On the other hand, Bobst offers training and instruction for machinery users’ own maintenance personnel so they can carry out regular and preventive maintenance, and it provides training for press operators and managers.

As part of its maintenance scheme, Bobst runs an obsolescence program in which it regularly informs customers about parts that are no longer available on the market and offers replacements with an equivalent performance. These are mostly electric or electronic parts that Bobst does not make itself.

Finally, it offers an upgrade program under which it will provide machine adaptations in line with new requirements, depending on the age of the machine and the changes required. Ulli gave as an interesting example the changes that had to be made to some machinery so that it could produce the new types of packaging required by the arrival of heat-not-burn products to the market.

So what does the future hold for tobacco packaging requirements?
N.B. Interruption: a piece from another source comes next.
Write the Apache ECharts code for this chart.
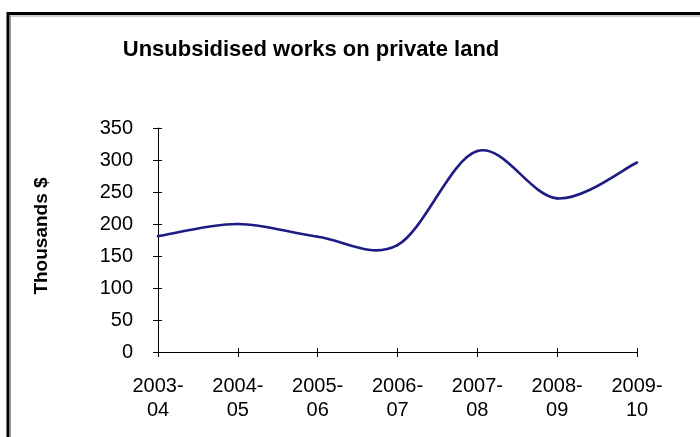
<!DOCTYPE html>
<html><head><meta charset="utf-8">
<script src="https://cdn.jsdelivr.net/npm/echarts@6/dist/echarts.min.js"></script>
<style>html,body{margin:0;padding:0;background:#fff}#c{width:700px;height:437px}</style>
</head><body><div id="c"></div>
<script>
var categories = ['2003-\n04','2004-\n05','2005-\n06','2006-\n07','2007-\n08','2008-\n09','2009-\n10'];
var values = [181, 200, 180, 167, 314, 240, 296];
var yTicks = {min:0, max:350, interval:50};

var chart = echarts.init(document.getElementById('c'));
var font = 'Liberation Sans, Arial, sans-serif';
var axisLine = {show:true, lineStyle:{color:'#000', width:1}};

// Excel-style (Catmull-Rom) smoothed segment between point i and i+1
function renderSeg(params, api) {
  var i = params.dataIndex;
  if (i >= values.length - 1) return null;
  var n = values.length;
  var p = function (j) { j = Math.max(0, Math.min(n - 1, j)); return api.coord([j, values[j]]); };
  var p0 = p(i - 1), p1 = p(i), p2 = p(i + 1), p3 = p(i + 2);
  var c1 = [p1[0] + (p2[0] - p0[0]) / 6, p1[1] + (p2[1] - p0[1]) / 6];
  var c2 = [p2[0] - (p3[0] - p1[0]) / 6, p2[1] - (p3[1] - p1[1]) / 6];
  return {type:'bezierCurve',
    shape:{x1:p1[0], y1:p1[1], cpx1:c1[0], cpy1:c1[1], cpx2:c2[0], cpy2:c2[1], x2:p2[0], y2:p2[1]},
    style:{stroke:'#1c1c84', lineWidth:2.6, fill:null, lineCap:'round'}};
}

chart.setOption({
  animation:false,
  backgroundColor:'#fff',
  graphic:[
    {type:'line', shape:{x1:7, y1:13.5, x2:700, y2:13.5}, style:{stroke:'#000', lineWidth:3}},
    {type:'line', shape:{x1:8, y1:16, x2:700, y2:16}, style:{stroke:'#999', lineWidth:1}},
    {type:'line', shape:{x1:8, y1:12, x2:8, y2:437}, style:{stroke:'#000', lineWidth:3}},
    {type:'line', shape:{x1:10.5, y1:16, x2:10.5, y2:437}, style:{stroke:'#999', lineWidth:1}},
    {type:'text', x:311, y:50, style:{text:'Unsubsidised works on private land', fontFamily:font, fontSize:22, fontWeight:'bold', fill:'#000', align:'center', verticalAlign:'middle'}},
    {type:'text', x:42, y:236, rotation:Math.PI/2, style:{text:'Thousands $', fontFamily:font, fontSize:19, fontWeight:'bold', fill:'#000', align:'center', verticalAlign:'middle'}}
  ],
  grid:{left:158, right:63, top:128, bottom:85},
  xAxis:[
    {type:'category', data:categories, boundaryGap:false,
     axisLine:axisLine, axisTick:{show:true, length:5, lineStyle:{color:'#000'}},
     axisLabel:{fontFamily:font, fontSize:20, color:'#000', margin:22, lineHeight:24},
     splitLine:{show:false}},
    {type:'category', data:categories, boundaryGap:false, position:'bottom',
     axisLine:{show:false}, axisTick:{show:true, inside:true, length:4, lineStyle:{color:'#000'}},
     axisLabel:{show:false}, splitLine:{show:false}}
  ],
  yAxis:[
    {type:'value', min:yTicks.min, max:yTicks.max, interval:yTicks.interval,
     axisLine:axisLine, axisTick:{show:true, length:5, lineStyle:{color:'#000'}},
     axisLabel:{fontFamily:font, fontSize:20, color:'#000', margin:25},
     splitLine:{show:false}},
    {type:'value', min:yTicks.min, max:yTicks.max, interval:yTicks.interval, position:'left',
     axisLine:{show:false}, axisTick:{show:true, inside:true, length:4, lineStyle:{color:'#000'}},
     axisLabel:{show:false}, splitLine:{show:false}}
  ],
  series:[{type:'custom', renderItem:renderSeg, clip:false,
    data:values.map(function (v, i) { return [i, v]; }),
    encode:{x:0, y:1}}]
});
</script></body></html>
Ulli made no bones about the fact that the years of volume growth, stretching from the 1970s to the early years of the new millennium, are over. Cigarette consumption simply isn’t growing. “At the same time, tobacco consumption is changing with ever new and more and more sophisticated packaging as well as new types of products,” he said. “What is new—and this is just the beginning—is that the brand owners are forced by consumers to come out with new products. There is a new market approach, which will require new designs, new boxes and all with faster time-to-market requirements. The tobacco industry will continue to develop, and Bobst will remain a supplier of choice.”